On the other hand, if the later tests won't mind whether "file1" does or
does not exist in the working tree and/or in the index, it is common to
leave it behind without cleaning it.  When running the test script with the
"-i" option, i.e.

	$ sh t4013-diff-various.sh -i -v

leaving the files that were used in the test, without cleaning up,
sometimes helps your debugging of the test script.

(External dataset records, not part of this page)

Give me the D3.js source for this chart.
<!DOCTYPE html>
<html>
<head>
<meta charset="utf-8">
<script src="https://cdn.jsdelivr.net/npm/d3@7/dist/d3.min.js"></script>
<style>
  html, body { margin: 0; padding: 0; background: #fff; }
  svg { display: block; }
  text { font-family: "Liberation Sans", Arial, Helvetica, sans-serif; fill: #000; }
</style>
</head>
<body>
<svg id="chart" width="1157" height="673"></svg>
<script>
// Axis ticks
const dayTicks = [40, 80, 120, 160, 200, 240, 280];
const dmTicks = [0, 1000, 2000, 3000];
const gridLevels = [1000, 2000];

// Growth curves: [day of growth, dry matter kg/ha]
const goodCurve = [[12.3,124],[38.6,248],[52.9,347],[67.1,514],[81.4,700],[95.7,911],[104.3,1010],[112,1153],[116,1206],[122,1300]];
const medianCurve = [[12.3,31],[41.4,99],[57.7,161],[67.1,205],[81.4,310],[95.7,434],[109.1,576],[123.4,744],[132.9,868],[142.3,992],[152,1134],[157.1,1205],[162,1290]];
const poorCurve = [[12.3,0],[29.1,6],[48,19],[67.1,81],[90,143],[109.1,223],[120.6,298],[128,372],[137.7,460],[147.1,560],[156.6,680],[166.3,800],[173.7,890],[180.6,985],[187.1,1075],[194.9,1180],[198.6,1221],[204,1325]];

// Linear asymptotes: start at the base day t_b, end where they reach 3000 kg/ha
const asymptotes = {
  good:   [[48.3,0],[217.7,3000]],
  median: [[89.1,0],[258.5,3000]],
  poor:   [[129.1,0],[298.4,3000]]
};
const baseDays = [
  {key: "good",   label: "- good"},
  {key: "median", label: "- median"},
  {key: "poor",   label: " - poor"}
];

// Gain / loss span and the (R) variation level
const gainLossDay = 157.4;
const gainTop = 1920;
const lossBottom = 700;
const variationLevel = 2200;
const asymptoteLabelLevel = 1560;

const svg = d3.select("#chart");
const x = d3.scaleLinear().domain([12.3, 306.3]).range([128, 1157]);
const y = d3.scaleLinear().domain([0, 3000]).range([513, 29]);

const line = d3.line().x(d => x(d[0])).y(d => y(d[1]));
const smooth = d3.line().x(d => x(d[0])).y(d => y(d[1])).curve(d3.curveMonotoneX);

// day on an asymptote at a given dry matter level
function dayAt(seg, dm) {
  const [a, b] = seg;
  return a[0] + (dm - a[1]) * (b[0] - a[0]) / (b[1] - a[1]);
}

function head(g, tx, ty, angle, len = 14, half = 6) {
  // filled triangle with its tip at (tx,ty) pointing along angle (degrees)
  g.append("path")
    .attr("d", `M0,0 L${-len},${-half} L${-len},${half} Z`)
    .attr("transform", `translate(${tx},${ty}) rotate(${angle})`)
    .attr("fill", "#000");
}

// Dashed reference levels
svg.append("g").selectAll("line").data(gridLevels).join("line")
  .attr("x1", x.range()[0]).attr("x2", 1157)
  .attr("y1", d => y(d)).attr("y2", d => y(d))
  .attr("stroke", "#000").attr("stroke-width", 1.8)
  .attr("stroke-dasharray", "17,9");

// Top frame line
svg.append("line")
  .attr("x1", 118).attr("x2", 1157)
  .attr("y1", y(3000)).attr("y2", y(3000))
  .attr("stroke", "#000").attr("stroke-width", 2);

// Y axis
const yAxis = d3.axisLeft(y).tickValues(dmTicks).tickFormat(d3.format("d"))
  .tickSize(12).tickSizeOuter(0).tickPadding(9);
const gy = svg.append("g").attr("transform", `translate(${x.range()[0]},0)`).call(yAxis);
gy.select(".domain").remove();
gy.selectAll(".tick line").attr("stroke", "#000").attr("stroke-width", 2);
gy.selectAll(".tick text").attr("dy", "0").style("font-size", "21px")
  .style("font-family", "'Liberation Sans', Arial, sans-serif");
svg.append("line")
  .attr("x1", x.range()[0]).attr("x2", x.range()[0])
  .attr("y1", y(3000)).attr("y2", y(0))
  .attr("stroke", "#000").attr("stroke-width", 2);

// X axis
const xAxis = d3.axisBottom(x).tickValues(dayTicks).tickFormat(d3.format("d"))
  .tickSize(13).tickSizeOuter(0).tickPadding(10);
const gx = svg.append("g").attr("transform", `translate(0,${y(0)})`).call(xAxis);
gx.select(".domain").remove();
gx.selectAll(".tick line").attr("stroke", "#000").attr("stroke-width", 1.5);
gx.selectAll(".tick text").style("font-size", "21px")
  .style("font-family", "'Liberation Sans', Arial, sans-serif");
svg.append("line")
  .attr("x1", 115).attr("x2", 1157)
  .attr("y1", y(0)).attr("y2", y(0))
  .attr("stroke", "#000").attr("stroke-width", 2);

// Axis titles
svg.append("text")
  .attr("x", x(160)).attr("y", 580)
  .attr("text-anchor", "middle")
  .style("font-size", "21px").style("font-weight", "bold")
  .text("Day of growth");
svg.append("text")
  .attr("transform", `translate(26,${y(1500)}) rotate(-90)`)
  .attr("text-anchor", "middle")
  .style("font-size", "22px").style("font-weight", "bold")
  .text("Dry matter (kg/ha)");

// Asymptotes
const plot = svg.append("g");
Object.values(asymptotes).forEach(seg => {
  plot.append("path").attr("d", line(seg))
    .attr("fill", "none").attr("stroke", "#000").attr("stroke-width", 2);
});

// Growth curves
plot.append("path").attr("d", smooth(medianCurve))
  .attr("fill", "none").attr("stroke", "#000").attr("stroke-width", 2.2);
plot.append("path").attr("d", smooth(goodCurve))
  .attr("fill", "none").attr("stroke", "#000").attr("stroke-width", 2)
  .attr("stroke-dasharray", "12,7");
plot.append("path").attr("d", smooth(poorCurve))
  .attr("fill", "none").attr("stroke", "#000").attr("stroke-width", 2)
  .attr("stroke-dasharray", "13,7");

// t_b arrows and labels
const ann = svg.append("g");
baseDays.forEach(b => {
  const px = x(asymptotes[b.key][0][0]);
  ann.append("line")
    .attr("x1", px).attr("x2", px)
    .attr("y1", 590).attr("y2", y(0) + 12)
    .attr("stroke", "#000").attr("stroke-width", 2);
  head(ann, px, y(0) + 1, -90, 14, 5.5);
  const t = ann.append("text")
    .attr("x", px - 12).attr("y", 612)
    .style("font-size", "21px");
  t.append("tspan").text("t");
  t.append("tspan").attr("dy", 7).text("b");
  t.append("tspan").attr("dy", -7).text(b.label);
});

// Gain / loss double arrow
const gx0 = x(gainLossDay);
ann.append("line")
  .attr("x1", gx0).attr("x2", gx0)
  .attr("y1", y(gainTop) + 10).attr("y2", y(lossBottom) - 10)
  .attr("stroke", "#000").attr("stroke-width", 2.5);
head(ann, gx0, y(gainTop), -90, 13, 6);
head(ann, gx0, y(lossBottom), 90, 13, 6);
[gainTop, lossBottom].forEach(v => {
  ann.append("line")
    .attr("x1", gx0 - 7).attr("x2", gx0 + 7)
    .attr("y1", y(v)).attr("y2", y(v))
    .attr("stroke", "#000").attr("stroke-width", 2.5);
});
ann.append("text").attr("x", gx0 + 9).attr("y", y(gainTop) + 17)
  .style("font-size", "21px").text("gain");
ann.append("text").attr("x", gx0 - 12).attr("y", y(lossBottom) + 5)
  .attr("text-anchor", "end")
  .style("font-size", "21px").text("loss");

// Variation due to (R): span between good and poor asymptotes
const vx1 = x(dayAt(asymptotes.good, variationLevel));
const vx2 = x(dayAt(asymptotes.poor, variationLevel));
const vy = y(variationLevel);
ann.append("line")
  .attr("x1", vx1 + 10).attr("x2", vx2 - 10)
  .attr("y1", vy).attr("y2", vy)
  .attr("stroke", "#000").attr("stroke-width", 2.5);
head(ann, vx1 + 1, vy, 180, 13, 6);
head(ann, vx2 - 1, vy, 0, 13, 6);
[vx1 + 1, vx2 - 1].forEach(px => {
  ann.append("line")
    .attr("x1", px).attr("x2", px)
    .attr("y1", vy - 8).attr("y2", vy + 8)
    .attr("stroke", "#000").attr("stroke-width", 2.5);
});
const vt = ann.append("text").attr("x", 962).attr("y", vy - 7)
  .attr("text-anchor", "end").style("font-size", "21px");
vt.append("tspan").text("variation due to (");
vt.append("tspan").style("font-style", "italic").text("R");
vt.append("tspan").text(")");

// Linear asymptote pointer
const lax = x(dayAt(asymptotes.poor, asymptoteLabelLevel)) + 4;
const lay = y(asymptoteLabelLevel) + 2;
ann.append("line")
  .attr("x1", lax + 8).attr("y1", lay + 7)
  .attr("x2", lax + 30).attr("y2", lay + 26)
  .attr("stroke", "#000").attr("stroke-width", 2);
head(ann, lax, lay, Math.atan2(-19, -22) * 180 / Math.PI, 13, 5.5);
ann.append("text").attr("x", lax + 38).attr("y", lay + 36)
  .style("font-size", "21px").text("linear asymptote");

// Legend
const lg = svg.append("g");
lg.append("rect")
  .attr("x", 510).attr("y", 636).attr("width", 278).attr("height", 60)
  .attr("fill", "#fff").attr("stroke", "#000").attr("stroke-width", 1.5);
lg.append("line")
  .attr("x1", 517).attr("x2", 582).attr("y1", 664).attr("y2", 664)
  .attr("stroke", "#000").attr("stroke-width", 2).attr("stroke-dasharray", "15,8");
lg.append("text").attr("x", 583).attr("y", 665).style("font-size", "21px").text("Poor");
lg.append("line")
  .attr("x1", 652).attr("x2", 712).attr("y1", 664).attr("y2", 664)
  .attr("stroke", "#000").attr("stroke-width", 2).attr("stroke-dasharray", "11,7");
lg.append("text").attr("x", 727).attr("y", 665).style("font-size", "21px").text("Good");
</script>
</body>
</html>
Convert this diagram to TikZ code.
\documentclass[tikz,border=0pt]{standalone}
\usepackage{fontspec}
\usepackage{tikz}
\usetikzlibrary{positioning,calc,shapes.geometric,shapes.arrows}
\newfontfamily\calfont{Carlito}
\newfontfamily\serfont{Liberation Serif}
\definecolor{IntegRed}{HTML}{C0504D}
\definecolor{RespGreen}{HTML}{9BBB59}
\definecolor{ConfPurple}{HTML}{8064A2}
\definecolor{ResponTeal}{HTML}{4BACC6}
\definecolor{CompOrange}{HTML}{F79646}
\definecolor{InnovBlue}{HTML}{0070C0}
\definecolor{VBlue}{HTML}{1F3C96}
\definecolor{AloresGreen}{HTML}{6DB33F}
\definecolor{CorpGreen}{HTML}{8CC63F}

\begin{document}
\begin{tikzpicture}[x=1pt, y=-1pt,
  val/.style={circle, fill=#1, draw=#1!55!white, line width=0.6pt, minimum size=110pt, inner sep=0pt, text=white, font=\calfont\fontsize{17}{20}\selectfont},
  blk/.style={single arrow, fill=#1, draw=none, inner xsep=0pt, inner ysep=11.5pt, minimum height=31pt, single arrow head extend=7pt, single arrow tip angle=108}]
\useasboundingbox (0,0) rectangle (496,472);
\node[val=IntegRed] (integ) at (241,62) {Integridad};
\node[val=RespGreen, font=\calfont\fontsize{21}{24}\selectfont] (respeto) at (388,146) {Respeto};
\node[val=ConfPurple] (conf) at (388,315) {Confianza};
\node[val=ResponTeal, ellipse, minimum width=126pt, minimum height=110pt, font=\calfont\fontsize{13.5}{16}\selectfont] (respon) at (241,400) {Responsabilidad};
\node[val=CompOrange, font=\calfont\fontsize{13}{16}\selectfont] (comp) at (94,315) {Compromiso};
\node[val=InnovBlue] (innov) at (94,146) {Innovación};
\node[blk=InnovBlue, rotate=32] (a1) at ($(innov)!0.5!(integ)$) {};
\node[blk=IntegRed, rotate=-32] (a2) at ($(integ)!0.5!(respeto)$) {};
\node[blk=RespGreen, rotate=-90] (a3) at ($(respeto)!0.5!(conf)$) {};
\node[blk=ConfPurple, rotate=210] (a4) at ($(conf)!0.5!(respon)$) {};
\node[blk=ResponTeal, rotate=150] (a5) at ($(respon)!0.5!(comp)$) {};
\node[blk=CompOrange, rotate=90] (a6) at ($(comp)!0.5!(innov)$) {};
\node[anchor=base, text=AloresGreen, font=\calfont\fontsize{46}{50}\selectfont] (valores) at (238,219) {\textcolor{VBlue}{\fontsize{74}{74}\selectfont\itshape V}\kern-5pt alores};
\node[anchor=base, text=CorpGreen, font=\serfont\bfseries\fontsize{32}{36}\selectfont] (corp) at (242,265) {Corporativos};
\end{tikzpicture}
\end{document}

> diff --git a/t/t4015-diff-whitespace.sh b/t/t4015-diff-whitespace.sh
> index 52e3e476ff..e7be8c5a8f 100755
> --- a/t/t4015-diff-whitespace.sh
> +++ b/t/t4015-diff-whitespace.sh
> @@ -11,7 +11,7 @@ test_description='Test special whitespace in diff engine.
>  . "$TEST_DIRECTORY"/lib-diff.sh
>  
>  for opt_res in --patch --quiet -s --stat --shortstat --dirstat=lines \
> -	       --raw! --name-only! --name-status!
> +	       --raw --name-only --name-status
>  do

Wouldn't this make the "if the option is marked with !, tweak the test that
notices these two equivalent paths are not-identical" extra code, whose
beginning part we see below, unnecessary?  The $expect_failure variable
would always be an empty string, so "different but equivalent" test should
see "git diff --exit-code" exit with status 0, right?

Other than that, looking quite good.

Thanks.